FILM producers in India often rue that it’s nearly impossible to make films on political subjects.

Mersal or Padmavati


FILM producers in India often rue that it’s nearly impossible to make films on political subjects. Now, it seems political references too can invite trouble for them. Tamil superstar Vijay starrer Mersal which opened in theatres a day prior to Diwali is being lapped up by the audiences. Hailed as a rollicking potboiler, it has set the cash registers ringing. Yet, all that the state unit of the BJP in Tamil Nadu can hear are some dialogues not favourable to government policies such as the GST and demonetisation. Even if a couple of one-liners in the film are politically loaded, the BJP neither has the moral authority nor legal standing to demand cuts in a film duly certified by the CBFC. 

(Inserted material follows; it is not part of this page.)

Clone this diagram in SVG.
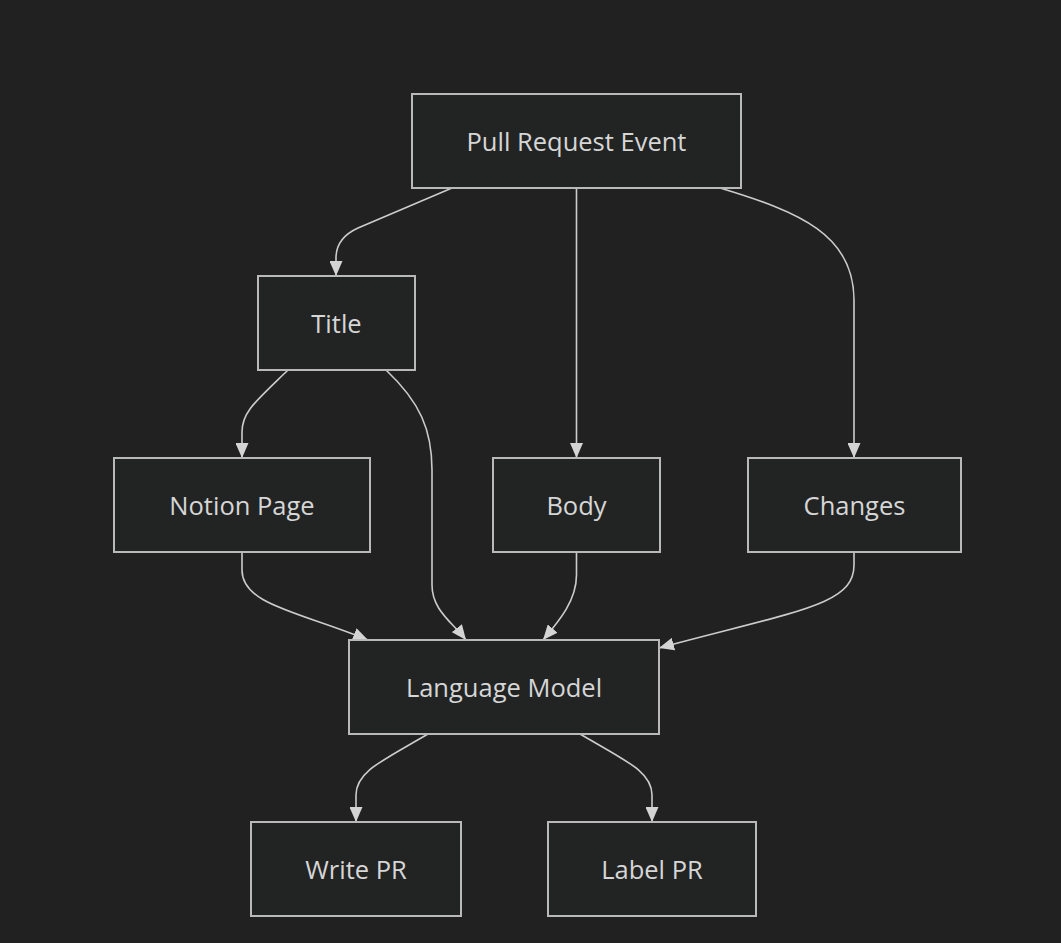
<svg xmlns="http://www.w3.org/2000/svg" width="1061" height="943" viewBox="0 0 1061 943">
<defs>
<style>
.node rect{fill:#222424;stroke:#b9b9b9;stroke-width:2}
.node text{font-family:"Open Sans","Noto Sans",sans-serif;font-size:25.5px;fill:#d6d6d6;text-anchor:middle;dominant-baseline:central}
.edge{fill:none;stroke:#cccccc;stroke-width:1.6}
</style>
<marker id="arr" viewBox="0 0 15 13" refX="15" refY="6.5" markerWidth="15" markerHeight="13" markerUnits="userSpaceOnUse" orient="auto">
<path d="M0,0 L15,6.5 L0,13 Z" fill="#d4d4d4"/>
</marker>
</defs>
<rect width="1061" height="943" fill="#212121"/>
<g id="connectors">
<path class="edge" marker-end="url(#arr)" d="M452,188 L358,228 Q336,238 336,258 L336,276"/>
<path class="edge" marker-end="url(#arr)" d="M576.5,188 L576.5,458"/>
<path class="edge" marker-end="url(#arr)" d="M720,188 C800,212 854,235 854,300 L854,458"/>
<path class="edge" marker-end="url(#arr)" d="M288,370 C255,402 242,412 242,432 L242,458"/>
<path class="edge" marker-end="url(#arr)" d="M386,370 C420,402 432,430 432,470 L432,585 C432,610 452,622 466,640"/>
<path class="edge" marker-end="url(#arr)" d="M242,552 L242,570 C242,605 300,612 368,640"/>
<path class="edge" marker-end="url(#arr)" d="M576.5,552 L576.5,575 C576.5,600 560,620 543,640"/>
<path class="edge" marker-end="url(#arr)" d="M854,552 L854,565 C854,605 800,610 659,648"/>
<path class="edge" marker-end="url(#arr)" d="M428,734 C380,762 356,772 356,795 L356,822"/>
<path class="edge" marker-end="url(#arr)" d="M580,734 C628,762 652,772 652,795 L652,822"/>
</g>
<g id="pull-request-event" class="node"><rect x="412" y="94" width="329" height="94"/><text x="576.5" y="141">Pull Request Event</text></g>
<g id="title" class="node"><rect x="258" y="276" width="157" height="94"/><text x="336.5" y="323">Title</text></g>
<g id="notion-page" class="node"><rect x="114" y="458" width="256" height="94"/><text x="242" y="505">Notion Page</text></g>
<g id="body" class="node"><rect x="493" y="458" width="167" height="94"/><text x="576.5" y="505">Body</text></g>
<g id="changes" class="node"><rect x="748" y="458" width="213" height="94"/><text x="854.5" y="505">Changes</text></g>
<g id="language-model" class="node"><rect x="349" y="640" width="310" height="94"/><text x="504" y="687">Language Model</text></g>
<g id="write-pr" class="node"><rect x="251" y="822" width="210" height="94"/><text x="356" y="869">Write PR</text></g>
<g id="label-pr" class="node"><rect x="548" y="822" width="208" height="94"/><text x="652" y="869">Label PR</text></g>
</svg>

Not too long ago, the former CBFC chief, Pahlaj Nihalani, was breathing fire and axing anything and everything that didn’t meet his sanskari standards. With his replacement by a sensitive and sensible poet, Prasoon Joshi, filmmakers thought they could breathe easy. But creative freedom remains under siege from different quarters. Political parties are rattled each time they face an inconvenient truth on celluloid. Obscure outfits, such as the Karni Sena in Rajasthan, see red without provocation. After vandalising the sets of director Sanjay Leela Bhansali’s Padmavati, it now threatens to block the film’s release in the state.  

Cinema’s detractors forget that it is often a commentary on society and history. Though Mersal is essentially an entertainer, every director reserves the right to make a political comment too. If politicians are every day taking potshots at one another, there is no credible reason to make unreasonable demands on the film fraternity. In a curious case of overreach, the BJP has proclaimed that a few scenes in Mersal are not just anti-Centre, but also against the country. Will it apply the same standards when a biopic on Dr Manmohan Singh is released? More pertinently, it must revisit its stand on Madhur Bhandarkar’s Indu Sarkar which ran into trouble for delving into the period of Emergency. By no stretch of imagination is cinema the mouthpiece of governmental authorities. That happens only in authoritarian regimes.